Sunday, July 29, 2007

Mr. Impossible

Review for Mr. Impossible, by Loretta Chase:

As cheesy as it is, and as strange as it sounds from a reviewer of romance novels, Mr. Impossible is the kind of book that makes me believe in love. And happiness. Rupert Carsington and Daphne Pembroke, two English folk far from home in Egypt, set off on a long, desert-crossing, Nile-sailing adventure to rescue Daphne's kidnapped brother. Though Rupert rubs Daphne the wrong way at first, they grow to rely on and appreciate each other, and of course are madly attracted to each other, as well.

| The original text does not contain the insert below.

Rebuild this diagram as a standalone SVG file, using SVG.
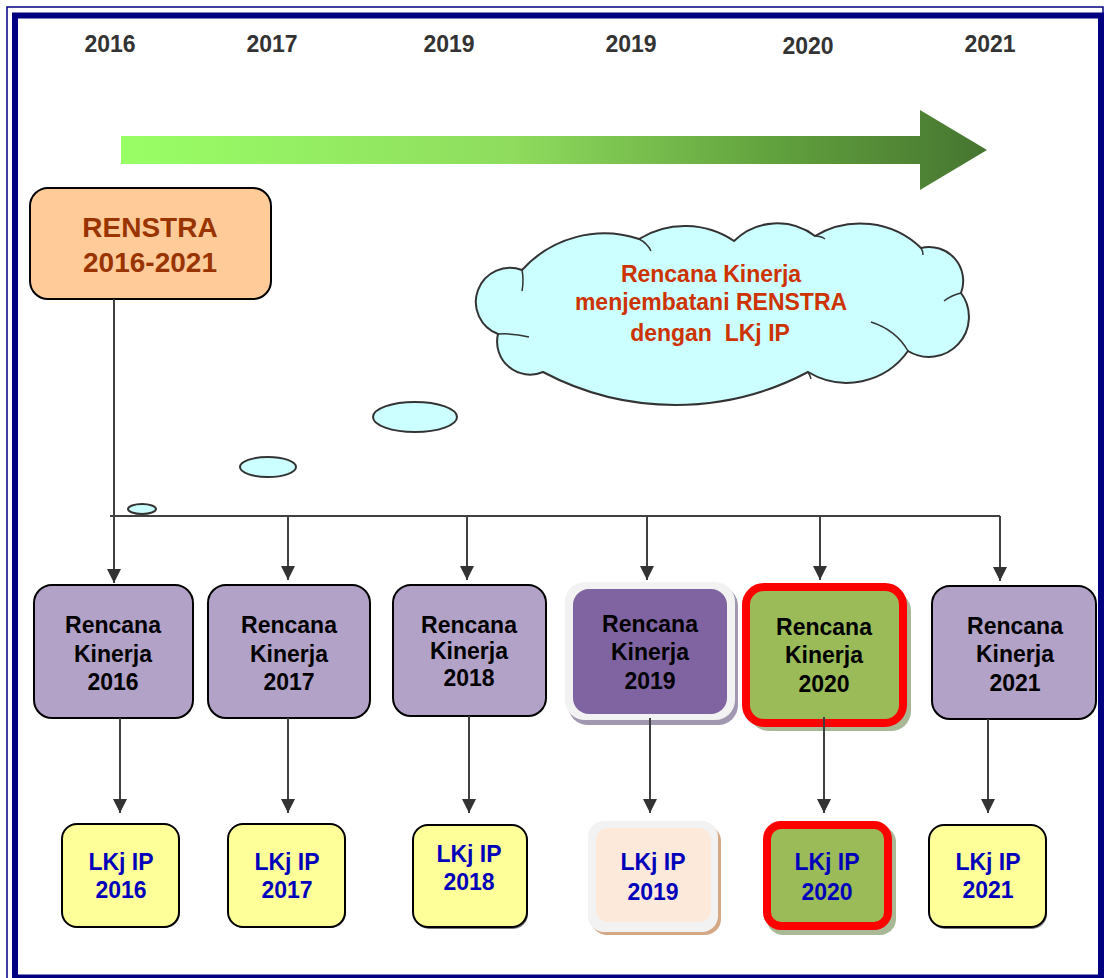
<svg xmlns="http://www.w3.org/2000/svg" width="1106" height="978" viewBox="0 0 1106 978">
<style>
.yr{font-family:"Liberation Sans",Arial,sans-serif;font-weight:bold;font-size:23px;fill:#333;text-anchor:middle}
.rk{font-family:"Liberation Sans",Arial,sans-serif;font-weight:bold;font-size:23px;fill:#000;text-anchor:middle}
.lk{font-family:"Liberation Sans",Arial,sans-serif;font-weight:bold;font-size:23px;fill:#0000bb;text-anchor:middle}
.cl{font-family:"Liberation Sans",Arial,sans-serif;font-weight:bold;font-size:23px;fill:#cc3300;text-anchor:middle}
.lav{fill:#b3a2c7;stroke:#000;stroke-width:2}
.yel{fill:#ffff99;stroke:#000;stroke-width:2}
.ysh{fill:#777}
.conn{stroke:#404040;stroke-width:2;fill:none}
.crease{stroke:#333;stroke-width:1.5;fill:none}
</style>
<defs>
<linearGradient id="g" x1="121" y1="0" x2="987" y2="0" gradientUnits="userSpaceOnUse">
<stop offset="0" stop-color="#99ff66"/>
<stop offset="0.45" stop-color="#8fdc5e"/>
<stop offset="0.75" stop-color="#62a23e"/>
<stop offset="1" stop-color="#467530"/>
</linearGradient>
<marker id="ah" markerUnits="userSpaceOnUse" markerWidth="14" markerHeight="14" refX="14" refY="7" orient="auto">
<path d="M0,0 L14,7 L0,14 z" fill="#333"/>
</marker>
</defs>
<rect width="1106" height="978" fill="#fff"/>
<g id="frame" fill="none">
<rect x="7" y="7" width="1096" height="980" stroke="#000080" stroke-width="1.5"/>
<rect x="15" y="15.5" width="1086" height="962" stroke="#000080" stroke-width="6"/>
</g>
<g id="years">
<text class="yr" x="110" y="52">2016</text>
<text class="yr" x="272" y="52">2017</text>
<text class="yr" x="449" y="52">2019</text>
<text class="yr" x="631" y="52">2019</text>
<text class="yr" x="808" y="54">2020</text>
<text class="yr" x="990" y="52">2021</text>
</g>
<g id="timeline-arrow">
<polygon points="121,136 920,136 920,110 987,150 920,190 920,164 121,164" fill="url(#g)"/>
</g>
<g id="renstra">
<rect x="30" y="188" width="241" height="111" rx="18" fill="#ffcc99" stroke="#000" stroke-width="2"/>
<text x="150" y="237" font-family="Liberation Sans, Arial, sans-serif" font-weight="bold" font-size="28" fill="#993300" text-anchor="middle">RENSTRA</text>
<text x="150" y="272" font-family="Liberation Sans, Arial, sans-serif" font-weight="bold" font-size="28" fill="#993300" text-anchor="middle">2016-2021</text>
</g>
<g id="cloud">
<path d="M522,270 A111,111 0 0 1 639,239 A88,88 0 0 1 734,241 A62,62 0 0 1 815,236 A88,88 0 0 1 921,248 A34,34 0 0 1 961,293 A40,40 0 0 1 908,351 A75,75 0 0 1 808,372 A283,283 0 0 1 543,372 A33,33 0 0 1 498,334 A34,34 0 0 1 522,270 Z" fill="#ccffff" stroke="#333" stroke-width="2"/>
<path class="crease" d="M522,270 q2,10 0,21"/>
<path class="crease" d="M639,239 q8,4 12,12"/>
<path class="crease" d="M815,236 q6,0 10,3"/>
<path class="crease" d="M921,248 q2,3 2,7"/>
<path class="crease" d="M961,293 q-9,2 -17,8"/>
<path class="crease" d="M871,322 q25,8 37,29"/>
<path class="crease" d="M808,372 q2,3 3,7"/>
<path class="crease" d="M529,337 q-16,-4 -31,-3"/>
<text class="cl" x="711" y="282">Rencana Kinerja</text>
<text class="cl" x="711" y="310">menjembatani RENSTRA</text>
<text class="cl" x="710" y="341" xml:space="preserve">dengan  LKj IP</text>
</g>
<g id="bubbles" fill="#ccffff" stroke="#333" stroke-width="2">
<ellipse cx="415" cy="417" rx="42" ry="15"/>
<ellipse cx="268" cy="467" rx="28" ry="10"/>
<ellipse cx="142" cy="509" rx="14" ry="5"/>
</g>
<g id="rk2016">
<rect class="lav" x="34" y="585" width="159" height="133" rx="18"/>
<text class="rk" x="113" y="633">Rencana</text>
<text class="rk" x="113" y="662">Kinerja</text>
<text class="rk" x="113" y="690">2016</text>
</g>
<g id="rk2017">
<rect class="lav" x="208" y="585" width="162" height="133" rx="18"/>
<text class="rk" x="289" y="633">Rencana</text>
<text class="rk" x="289" y="662">Kinerja</text>
<text class="rk" x="289" y="690">2017</text>
</g>
<g id="rk2018">
<rect class="lav" x="393" y="585" width="153" height="131" rx="18"/>
<text class="rk" x="469" y="633">Rencana</text>
<text class="rk" x="469" y="659">Kinerja</text>
<text class="rk" x="469" y="686">2018</text>
</g>
<g id="rk2019">
<rect x="568" y="586" width="170" height="139" rx="20" fill="#a197b0"/>
<rect x="565" y="582" width="170" height="138" rx="20" fill="#f2f2f2"/>
<rect x="573" y="589" width="154" height="125" rx="16" fill="#8064a2"/>
<text class="rk" x="650" y="632">Rencana</text>
<text class="rk" x="650" y="660">Kinerja</text>
<text class="rk" x="650" y="689">2019</text>
</g>
<g id="rk2020">
<rect x="749" y="591" width="162" height="140" rx="20" fill="#a9b996"/>
<rect x="746" y="587" width="157" height="136" rx="18" fill="#9bbb59" stroke="#ff0000" stroke-width="8"/>
<text class="rk" x="824" y="635">Rencana</text>
<text class="rk" x="824" y="663">Kinerja</text>
<text class="rk" x="824" y="692">2020</text>
</g>
<g id="rk2021">
<rect class="lav" x="932" y="586" width="164" height="133" rx="18"/>
<text class="rk" x="1015" y="634">Rencana</text>
<text class="rk" x="1015" y="662">Kinerja</text>
<text class="rk" x="1015" y="691">2021</text>
</g>
<g id="lk2016">
<rect class="ysh" x="63" y="826" width="117" height="102" rx="15"/>
<rect class="yel" x="62" y="824" width="117" height="103" rx="15"/>
<text class="lk" x="121" y="870">LKj IP</text>
<text class="lk" x="121" y="898">2016</text>
</g>
<g id="lk2017">
<rect class="ysh" x="229" y="826" width="117" height="102" rx="15"/>
<rect class="yel" x="228" y="824" width="117" height="103" rx="15"/>
<text class="lk" x="287" y="870">LKj IP</text>
<text class="lk" x="287" y="898">2017</text>
</g>
<g id="lk2018">
<rect class="ysh" x="414" y="827" width="114" height="102" rx="15"/>
<rect class="yel" x="413" y="825" width="114" height="102" rx="15"/>
<text class="lk" x="469" y="862">LKj IP</text>
<text class="lk" x="469" y="890">2018</text>
</g>
<g id="lk2019">
<rect x="591" y="825" width="130" height="110" rx="16" fill="#d4a885"/>
<rect x="588" y="821" width="130" height="111" rx="16" fill="#f2f2f2"/>
<rect x="596" y="828" width="115" height="94" rx="12" fill="#fde9d9"/>
<text class="lk" x="653" y="870">LKj IP</text>
<text class="lk" x="653" y="900">2019</text>
</g>
<g id="lk2020">
<rect x="767" y="826" width="129" height="109" rx="16" fill="#a9b996"/>
<rect x="767" y="825" width="121" height="101" rx="14" fill="#9bbb59" stroke="#ff0000" stroke-width="8"/>
<text class="lk" x="827" y="870">LKj IP</text>
<text class="lk" x="827" y="900">2020</text>
</g>
<g id="lk2021">
<rect class="ysh" x="930" y="827" width="117" height="102" rx="15"/>
<rect class="yel" x="929" y="825" width="117" height="102" rx="15"/>
<text class="lk" x="988" y="870">LKj IP</text>
<text class="lk" x="988" y="898">2021</text>
</g>
<g id="connectors">
<line class="conn" x1="110" y1="516" x2="1000" y2="516"/>
<line class="conn" x1="114" y1="299" x2="114" y2="583" marker-end="url(#ah)"/>
<line class="conn" x1="288" y1="516" x2="288" y2="580" marker-end="url(#ah)"/>
<line class="conn" x1="467" y1="516" x2="467" y2="580" marker-end="url(#ah)"/>
<line class="conn" x1="647" y1="516" x2="647" y2="580" marker-end="url(#ah)"/>
<line class="conn" x1="820" y1="516" x2="820" y2="580" marker-end="url(#ah)"/>
<line class="conn" x1="1000" y1="516" x2="1000" y2="581" marker-end="url(#ah)"/>
<line class="conn" x1="120" y1="718" x2="120" y2="813" marker-end="url(#ah)"/>
<line class="conn" x1="288" y1="718" x2="288" y2="813" marker-end="url(#ah)"/>
<line class="conn" x1="469" y1="716" x2="469" y2="813" marker-end="url(#ah)"/>
<line class="conn" x1="650" y1="718" x2="650" y2="813" marker-end="url(#ah)"/>
<line class="conn" x1="824" y1="717" x2="824" y2="813" marker-end="url(#ah)"/>
<line class="conn" x1="988" y1="719" x2="988" y2="813" marker-end="url(#ah)"/>
</g>
</svg>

Both characters are dreamboats. Daphne is a scholar of ancient Egypt, obsessed with her studies and a positive genius. She often bores people with her lectures, but when tested she's fearless, uncomplainig, sensible, and has a great sense of humor. Rupert is an angel. In a totally trouble-making, boyish, teasing sort of way. He's a notorious hoyden, sent to Egypt to give his dad some peace. But as he and Daphne grow closer, he proves to be not only funny, but sweet, completely forthright, unabashed, and just a plain good man. He's simple--it's Daphne who has the complexes--and together they pretty much beat all.

The word for their love is genuine. As you read the story you watch them fall in love so naturally--not smoothly, but plausibly. Their romance is filled with humor. The affection and concern between them is moving, and the chemistry is spot-on; I loved them both individually and as a couple.

Even though this book was a slow read--all the Egyptology and the narratives of rival archaeologists got really boring--the perfection of the main characters and Chase's beautiful writing won't let me give it less than an A-.